E só a compreensão da cultura permitiu o reencontro. O seu olhar de estrangeiro-integrado permitiu-lhe ver além do exótico e encontrar a genialidade na minúcia das coisas pequenas.
Quando cheguei a primeira vez ao Japão e à Formosa, quase tudo o que eu gostava, os Mizoguchis, etc., eram versões de uma espécie de literatura de cordel genial, que era quase tão elevada como os chamados grandes clássicos. Os Zés do Telhado chineses são magistralmente escritos, saídos dos arquétipos mais profundos, são grande literatura onde há traição, o perdão, a vingança… Apesar de eu ter alguns defeitos e alguns lados à lá Proust, de menino delicadinho, julgo que naquela altura essas “descobertas” não eram uma forma de “remorso”. É uma questão de geração, (…) [antigamente] não havia contradição entre o erudito e aquilo que fazia vibrar o homem comum.
“Paulo Rocha sobre o cinema popular” in Paulo Rocha, o rio do ouro, Jorge Silva Melo (ed.): 37. Depoimento gravado no Hotel Impala a 28/8/1996.
Mais tarde, o cineasta-exegeta acaba até por deixar descendência e Rocha identifica-a rapidamente em Akuryo-To (Island of the Evil Spirits, 1981) de Masahiro Shinoda.

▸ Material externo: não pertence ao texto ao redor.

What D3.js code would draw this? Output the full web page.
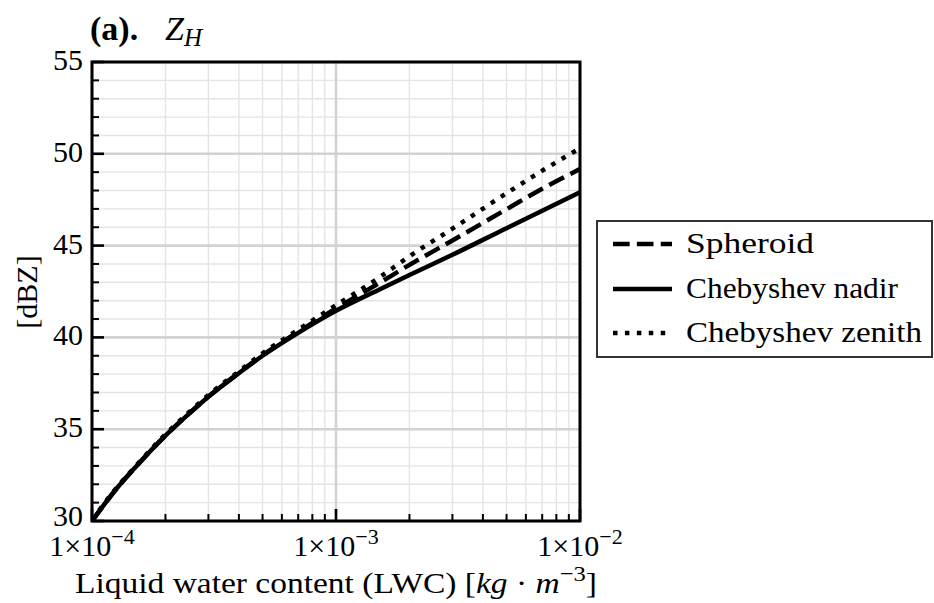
<!DOCTYPE html>
<html>
<head>
<meta charset="utf-8">
<script src="https://cdn.jsdelivr.net/npm/d3@7"></script>
<style>
  html, body { margin: 0; padding: 0; background: #fff; }
  svg { display: block; }
  text { font-family: "Liberation Serif", "Times New Roman", serif; fill: #000; }
</style>
</head>
<body>
<svg id="chart" width="934" height="603"></svg>
<script>
// ---- Data ----
const lwc = [1e-4, 1.25e-4, 1.5e-4, 2e-4, 2.5e-4, 3e-4, 4e-4, 5e-4, 7e-4, 1e-3, 1.5e-3, 2e-3, 3e-3, 5e-3, 7e-3, 1e-2];
const spheroid   = [30.0, 31.7, 32.9, 34.65, 35.85, 36.78, 38.07, 39.03, 40.3, 41.58, 42.95, 43.95, 45.28, 46.98, 48.1, 49.17];
const chebNadir  = [30.0, 31.7, 32.9, 34.65, 35.85, 36.77, 38.05, 39.0, 40.25, 41.45, 42.6, 43.4, 44.5, 45.95, 46.9, 47.9];
const chebZenith = [30.05, 31.75, 32.95, 34.72, 35.93, 36.86, 38.15, 39.13, 40.42, 41.75, 43.25, 44.42, 45.92, 47.85, 49.08, 50.3];
const seriesNames = ["Spheroid", "Chebyshev nadir", "Chebyshev zenith"];
const yMajorTicks = [30, 35, 40, 45, 50, 55];
const xMajorTicks = [1e-4, 1e-3, 1e-2];
const xTickExponents = ["−4", "−3", "−2"];

// ---- Layout ----
const svg = d3.select("#chart");
const L = 92, R = 580, T = 62, B = 521;
const x = d3.scaleLog().domain([1e-4, 1e-2]).range([L, R]);
const y = d3.scaleLinear().domain([30, 55]).range([B, T]);

const xMinor = [];
[1e-4, 1e-3].forEach(d => { for (let k = 2; k <= 9; k++) xMinor.push(d * k); });
const yMinor = d3.range(30, 56, 1).filter(v => v % 5 !== 0);

// ---- Grid ----
const grid = svg.append("g");
grid.selectAll(".gxm").data(xMinor).join("line")
  .attr("x1", d => x(d)).attr("x2", d => x(d)).attr("y1", T).attr("y2", B)
  .attr("stroke", "#e4e4e4").attr("stroke-width", 1.4);
grid.selectAll(".gym").data(yMinor).join("line")
  .attr("x1", L).attr("x2", R).attr("y1", d => y(d)).attr("y2", d => y(d))
  .attr("stroke", "#e4e4e4").attr("stroke-width", 1.4);
grid.selectAll(".gxM").data(xMajorTicks).join("line")
  .attr("x1", d => x(d)).attr("x2", d => x(d)).attr("y1", T).attr("y2", B)
  .attr("stroke", "#d2d2d2").attr("stroke-width", 2.6);
grid.selectAll(".gyM").data(yMajorTicks).join("line")
  .attr("x1", L).attr("x2", R).attr("y1", d => y(d)).attr("y2", d => y(d))
  .attr("stroke", "#d2d2d2").attr("stroke-width", 2.6);

// ---- Curves ----
svg.append("clipPath").attr("id", "clip").append("rect")
  .attr("x", L).attr("y", T).attr("width", R - L).attr("height", B - T);
const lw = 4.5;
const styles = [
  { dash: `${3.7*lw},${1.6*lw}` },
  { dash: null },
  { dash: `${1*lw},${1.65*lw}` }
];
const allSeries = [spheroid, chebNadir, chebZenith];
const line = d3.line().x((d, i) => x(lwc[i])).y(d => y(d)).curve(d3.curveMonotoneX);
const curves = svg.append("g").attr("clip-path", "url(#clip)");
allSeries.forEach((s, i) => {
  curves.append("path").datum(s).attr("d", line)
    .attr("fill", "none").attr("stroke", "#000").attr("stroke-width", lw)
    .attr("stroke-dasharray", styles[i].dash);
});

// ---- Ticks (inward) ----
const axes = svg.append("g");
axes.selectAll(".ytM").data(yMajorTicks).join("line")
  .attr("x1", L).attr("x2", L + 12).attr("y1", d => y(d)).attr("y2", d => y(d))
  .attr("stroke", "#000").attr("stroke-width", 2.6);
axes.selectAll(".ytm").data(yMinor).join("line")
  .attr("x1", L).attr("x2", L + 7).attr("y1", d => y(d)).attr("y2", d => y(d))
  .attr("stroke", "#000").attr("stroke-width", 2);
axes.selectAll(".xtM").data(xMajorTicks).join("line")
  .attr("x1", d => x(d)).attr("x2", d => x(d)).attr("y1", B).attr("y2", B - 12)
  .attr("stroke", "#000").attr("stroke-width", 2.6);
axes.selectAll(".xtm").data(xMinor).join("line")
  .attr("x1", d => x(d)).attr("x2", d => x(d)).attr("y1", B).attr("y2", B - 7)
  .attr("stroke", "#000").attr("stroke-width", 2);

// frame
svg.append("rect").attr("x", L).attr("y", T).attr("width", R - L).attr("height", B - T)
  .attr("fill", "none").attr("stroke", "#000").attr("stroke-width", 3);

// ---- Tick labels ----
const fs = 30;
svg.selectAll(".ylab").data(yMajorTicks).join("text")
  .attr("x", 83).attr("y", d => y(d) + (d === 30 ? 5 : 8))
  .attr("text-anchor", "end").attr("font-size", fs)
  .text(d => d);

const xl = svg.selectAll(".xlab").data(xMajorTicks).join("text")
  .attr("x", d => x(d)).attr("y", 556)
  .attr("text-anchor", "middle").attr("font-size", fs);
xl.append("tspan").text("1×10");
xl.append("tspan").attr("dy", -12).attr("font-size", 22).text((d, i) => xTickExponents[i]);

// ---- Axis titles ----
const xt = svg.append("text").attr("x", 336).attr("y", 593)
  .attr("text-anchor", "middle").attr("font-size", fs)
  .attr("textLength", 522).attr("lengthAdjust", "spacingAndGlyphs");
xt.append("tspan").text("Liquid water content (LWC) [");
xt.append("tspan").attr("font-style", "italic").text("kg");
xt.append("tspan").text(" · ");
xt.append("tspan").attr("font-style", "italic").text("m");
xt.append("tspan").attr("dy", -12).attr("font-size", 22).text("−3");
xt.append("tspan").attr("dy", 12).text("]");

svg.append("text").attr("transform", "translate(37,292) rotate(-90)")
  .attr("text-anchor", "middle").attr("font-size", fs).text("[dBZ]");

// ---- Title ----
const title = svg.append("text").attr("x", 90).attr("y", 40).attr("font-size", 34);
title.append("tspan").attr("font-weight", "bold").text("(a).");
title.append("tspan").attr("x", 165).attr("font-style", "italic").text("Z");
title.append("tspan").attr("dy", 6).attr("font-size", 25).attr("font-style", "italic").text("H");

// ---- Legend ----
const lg = svg.append("g");
lg.append("rect").attr("x", 597).attr("y", 221).attr("width", 335).attr("height", 136)
  .attr("fill", "#fff").attr("stroke", "#333").attr("stroke-width", 2);
const legendY = [244, 289, 333];
const legendW = [128, 212, 236];
seriesNames.forEach((name, i) => {
  lg.append("line").attr("x1", 613).attr("x2", 672)
    .attr("y1", legendY[i]).attr("y2", legendY[i])
    .attr("stroke", "#000").attr("stroke-width", lw)
    .attr("stroke-dasharray", styles[i].dash);
  lg.append("text").attr("x", 686).attr("y", legendY[i] + 9)
    .attr("font-size", fs).attr("textLength", legendW[i]).attr("lengthAdjust", "spacingAndGlyphs")
    .text(name);
});
</script>
</body>
</html>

De algum modo, Shinoda estará para Mizoguchi como Truffaut está para Renoir. É um pouco o discípulo, mantém com qualidade certa temática do mestre, embora sem a largueza dela. É sobretudo a preocupação do plano de conjunto, o grande rigor da imagem, a vida dura da mulher na sociedade japonesa, um certo gosto por situações extremas.
“Situação Actual do Cinema Japonês – excertos de uma conversa com Paulo Rocha”. Gravação efectuada em Março de 1984. Excertos da responsabilidade da Cinemateca Portuguesa.
Mas Rocha, um artista da dúvida irresolúvel e da hesitação metódica, nunca deixou a sua posição de auto-intitulado pupilo. Ainda que muito da sua obra viaje livremente pela experimentação vanguardista. Muito longe do trabalho do bom aluno copista.
Continuo a ver e a rever os filmes do Kenji Mizoguchi e ainda passo a vida a encontrar coisas que me chocam e com as quais fico chocado: como é que ele conseguiu fazer tudo aquilo? E como é que eu, que também fui influenciado por ele, afinal não consegui?…
“Prefácio” in Kenji Mizoguchi de Noël Simsolo, Collection Grands Cinéastes 21, Cahiers du Cinema/Público, 2007.